We yearn for it around the globe. Just this past week those jarring images from the chemical weapons attack in Syria put our potential for inhumanity front and center once again, even as we wrestle with a massive refugee crisis around the world and struggle over what we can and should do in the face of evil.
A few days after raising Lazarus from the dead, Jesus will climb aboard a donkey, following the path over the Mount of Olives from Bethany to Jerusalem. This way of triumph and celebration, where the crowds shout their hosannas will soon become a way of sorrow and devastation. This path between Bethany and Jerusalem will become well worn with grief, as the depths of our depravity are exposed in humanity’s willingness and ability to crucify God’s Son, the Messiah.
Jesus could have hurried to Bethany to prevent Lazarus’ death. He didn’t. He waited for God’s timing, and God’s power was revealed through him in showing those gathered that, yes, these bones can live. “I am the resurrection and the life,” Jesus tells all of us. And so we trust in him, even in the midst of our own valleys of dry bones.

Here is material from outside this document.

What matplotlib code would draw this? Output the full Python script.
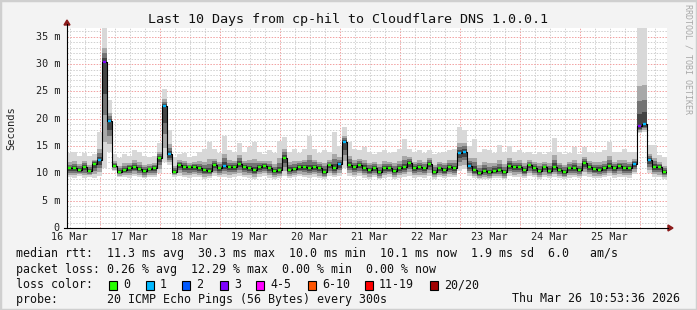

If these bones are to live, then God has to do it.
Conclusion
There is still much more to tell you. Even though we have reached the seventh sign, our series is not at an end. God is still speaking and acting. I hope you return next week to hear how else God is speaking resurrection into your life right now. Amen.
[1] The New Interpreter’s Bible: A Commentary in Twelve Volumes. Volume IX, p. 694.